主要118社アンケート 中国事業「継続」7割 人権問題 新たなリスク

新疆(しんきょう)ウイグル自治区における強制労働などが非難されている中国での事業について、大半の日本企業がこれまで通り続ける方針であることが4日、産経新聞の主要企業アンケートで明らかになった。各社とも人権を含む「中国リスク」は認識しているものの、巨大市場での事業拡大意欲は依然として衰えていない。だが中国批判が高まる中で対応を誤れば、それ以外の国々から人権軽視と受け取られかねず、自社の信頼低下を招く恐れもある。

アンケートは昨年11月下旬から12月中旬にかけて118社に実施した。それによると、「中国との今後の距離感をどう考えるか」との問いに対し、66・1%に当たる78社が中国での事業を「これまで通り続ける」と回答。「より積極的にビジネスを展開する」と答えた5社を加えると70・3%に達した。一方、市場から「撤退したい」と答えた企業はなく、1社が「徐々に縮小する」とした。

今年は日中国交正常化から50周年に当たる。また1日には日本が中国、韓国と初めて締結した経済連携協定である地域的な包括的経済連携(RCEP)協定が発効したばかりで、日中両国の経済的結びつきは年々強まっている。これまで通り事業を続けるとした企業の多くは、「中国市場は非常に大きい」(自動車)ことを理由に挙げており、収益面で無視できない実情が見て取れる。

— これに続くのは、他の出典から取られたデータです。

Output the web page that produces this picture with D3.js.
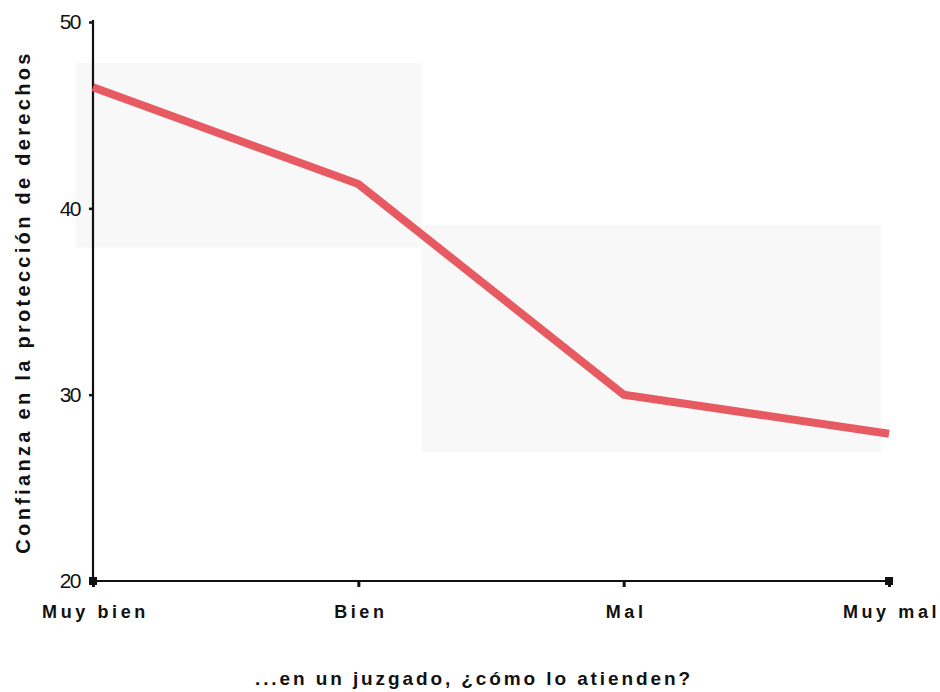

もっとも、事業拡大に集中し、人権問題への静観を決め込めば、新たなリスクを呼び込みかねない。日本を含む主要国の政府は企業に対して人権問題への厳しい対応を求めている。中国をめぐっては、2~3月開催の北京冬季五輪・パラリンピックに政府代表を派遣しない「外交的ボイコット」の動きも広がる。ある総合商社は「中国ビジネスがさまざまなリスクを抱えていることは承知している」とするが、そうしたリスクが打撃となる恐れもある。

アンケートではこのほか、米中対立の事業への影響について聞いたところ、29社が「受ける」と回答。「中国で生産している一部製品が米国による追加関税の対象となったため、国内生産に切り替え済み」(電機)といった対応がみられた。